Kesusastraan nusantara yang menyimpan khasanah ilmu pengetahuan begitu luas minim perhatian. Diperlukan visi kebudayaan.
Nada sendu terasa diantara paparan Abdul Hadi WM soal nasib kesusastraan klasik nusantara. Filolog Universitas Paramadina, Jakarta ini menyesalkan minimnya perhatian generasi sekarang pada kesusastraan tersebut. “Salah satu sebabnya, visi kebudayaan absen dalam kebijakan pendidikan dan pengajaran kita,” ujarnya dalam diskusi Islam dan Mistisisme Nusantara, Sabtu dua pekan lalu.
Minat pada kekayaan tradisi dan budaya bangsa tak hanya kian berkurang. Banyak naskah klasik kesusastraan terbengkalai, bahkan banyak dijual ke luar negeri, selain disimpan oleh pribadi-pribadi. Pengelolaan museum naskah yang minim dukungan membuatnya dikelola secara amatiran. “Banyak naskah penting yang rusak,” ujarnya.
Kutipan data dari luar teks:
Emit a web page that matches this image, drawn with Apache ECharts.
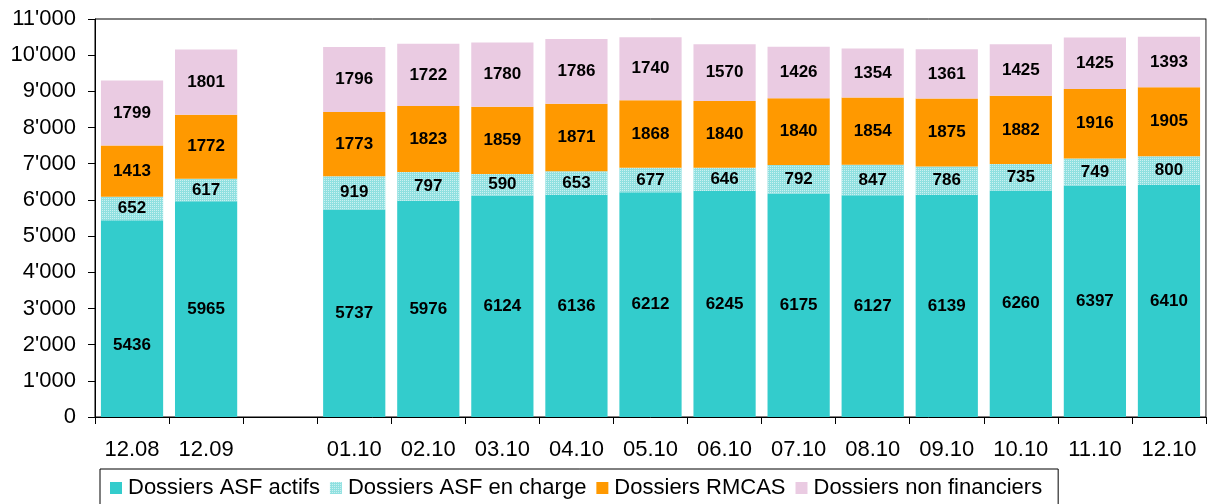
<!DOCTYPE html>
<html><head><meta charset="utf-8">
<script src="https://cdn.jsdelivr.net/npm/echarts@6/dist/echarts.min.js"></script>
<style>html,body{margin:0;padding:0;background:#fff}#c{width:1210px;height:504px}</style>
</head><body><div id="c"></div>
<script>
const categories = ['12.08','12.09','','01.10','02.10','03.10','04.10','05.10','06.10','07.10','08.10','09.10','10.10','11.10','12.10'];
const asfActifs = [5436,5965,'-',5737,5976,6124,6136,6212,6245,6175,6127,6139,6260,6397,6410];
const asfEnCharge = [652,617,'-',919,797,590,653,677,646,792,847,786,735,749,800];
const rmcas = [1413,1772,'-',1773,1823,1859,1871,1868,1840,1840,1854,1875,1882,1916,1905];
const nonFinanciers = [1799,1801,'-',1796,1722,1780,1786,1740,1570,1426,1354,1361,1425,1425,1393];
const seriesNames = ['Dossiers ASF actifs','Dossiers ASF en charge','Dossiers RMCAS','Dossiers non financiers'];

const font = 'Arial, "Liberation Sans", sans-serif';
const lbl = {show:true, position:'inside', color:'#000', fontWeight:'bold', fontSize:17, fontFamily:font};
function mk(name, data, itemStyle){
  return {name, type:'bar', stack:'s', data, barCategoryGap:'16%', itemStyle, label:lbl, emphasis:{disabled:true}};
}
// first bar's bottom label sits lower in the original
const asfActifsData = asfActifs.map((v,i)=> i===0 ? {value:v, label:{offset:[0,27]}} : v);

const chart = echarts.init(document.getElementById('c'), null, {renderer:'canvas'});
chart.setOption({
  animation:false,
  grid:{left:95, right:4, top:19, bottom:87, show:true, borderColor:'#000', borderWidth:1},
  legend:{left:100, top:469, orient:'horizontal', data:seriesNames,
    borderColor:'#000', borderWidth:1, borderRadius:0, padding:[8,16,8,10], itemGap:10,
    itemWidth:12, itemHeight:12, icon:'rect',
    textStyle:{fontSize:22, fontFamily:font, color:'#000', padding:[0,0,0,1]}},
  xAxis:[{type:'category', data:categories,
    axisLine:{lineStyle:{color:'#000'}}, axisTick:{show:true, length:7, lineStyle:{color:'#000'}},
    axisLabel:{fontSize:22, fontFamily:font, color:'#000', margin:22, interval:0}}],
  yAxis:[{type:'value', min:0, max:11000, interval:1000,
    axisLine:{show:true, lineStyle:{color:'#000'}}, axisTick:{show:true, length:7, lineStyle:{color:'#000'}},
    splitLine:{show:false},
    axisLabel:{fontSize:22, fontFamily:font, color:'#000', margin:19,
      formatter:v=>String(v).replace(/\B(?=(\d{3})+(?!\d))/g,"'")}},
    {type:'value', position:'right', min:0, max:11000, axisLine:{show:true, lineStyle:{color:'#999'}}, axisTick:{show:false}, axisLabel:{show:false}, splitLine:{show:false}}
  ],
  series:[
    mk(seriesNames[0], asfActifsData, {color:'#33CCCC'}),
    mk(seriesNames[1], asfEnCharge, {color:'#8FE0E0', decal:{symbol:'rect', symbolSize:1, dashArrayX:[1,1], dashArrayY:[1,1], color:'rgba(255,255,255,0.55)', rotation:0}}),
    mk(seriesNames[2], rmcas, {color:'#FF9900'}),
    mk(seriesNames[3], nonFinanciers, {color:'#EACBE2'})
  ]
});
</script></body></html>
Tiadanya politik kebudayaan yang memayungi kebijakan pengajaran sastra, disinyalir menyebabkan kosongnya pengajaran kebudayaan nusantara di banyak perguruan tinggi. Padahal, kekayaan kesusastraan kita berlimpah dan beragam dari pujangga besar seperti Syamsudin Sumatrani, Hamzah Fansuri, Ronggowarsito, atau pun Hasan Mustapa.
Tak heran jika generasi masa kini cenderung lebih mengenal kesusatraan asing ketimbang kesusastraan bernuansa sufistik seperti Syair Perahu, Gurindam Dua Belas atau Suluk Sunan Bonang.
Padahal, ajaran-ajaran yang terkandung dalam karya para sufi besar nusantara diakui telah lama melapisi khasanah intelektual dan kesusastraan. Ia tak hanya berisi metode menempuh jalan keruhanian dalam bingkai ajaran agama. Sebagai ilmu, tasawuf tak hanya bicara ihwal hubungan hamba dan Tuhannya, tapi juga mengulas panjang lebar ihwal metafisika, psikologi, epistemologi, hingga estetika dan etika.
Kosmologi yang biasanya lekat dengan ilmu fisika, juga tak luput dalam bahasan sastra sufistik. Demikian halnya dengan wawasan estetika. Dimensi estetik kesusastraan sufistik tampak kuat dalam bahasa yang digunakan, yakni bahasa metafor atau ibarat.
Kendati menyimpan mutiara khasanah pengetahuan begitu besar, hingga kini minat terhadap kesusastraan sufistik masih cenderung sepi dibanding minat pada kajian pengetahuan populer, yang mengagungkan rasional-positivisme.
Karya para pujangga seperti Hamzah Fansuri, Yasadipura, Ronggowarsito maupun Hasan Mustapa justru selalu diidentifikasi dengan ajaran kontroversial ihwal paham kesatuan wujud (wahdatul wujud). Ajaran-ajaran di dalamnya, diakui Abdul Hadi, kerapkali tak mendapat perhatian mendalam, namun lebih dianggap sebagai ajaran aneh dan cenderung distigma sesat.
Kendati karya Hamzah Fansuri juga tak luput dari kontroversi, karya-karya sufi agung kelahiran Barus, Sumatera Utara, pada pertengahan abad 16 ini masih lebih beruntung dibanding karya para sufi lain di nusantara. Hampir semua terjemahan syairnya masih bisa dijumpai. Kajian mendalam terhadap karyanya juga telah banyak dilakukan para sarjana.
Para ahli menemukan setidaknya ada tiga risalah tasawuf (sufisme) Fansuri yang paling dikenal, yaitu Syarab al-‘Asyiqin (Minuman Para Pecinta), Asrar al-‘Arifin (Rahasia Ahli Makrifat), dan al-Muntahi. Filolog yang juga filsuf terkemuka negeri jiran, Syeikh Naquib al-Attas, menilai Syarab al-‘Asyiqin sebagai risalah keilmuan pertama yang ditulis dalam bahasa Melayu baru.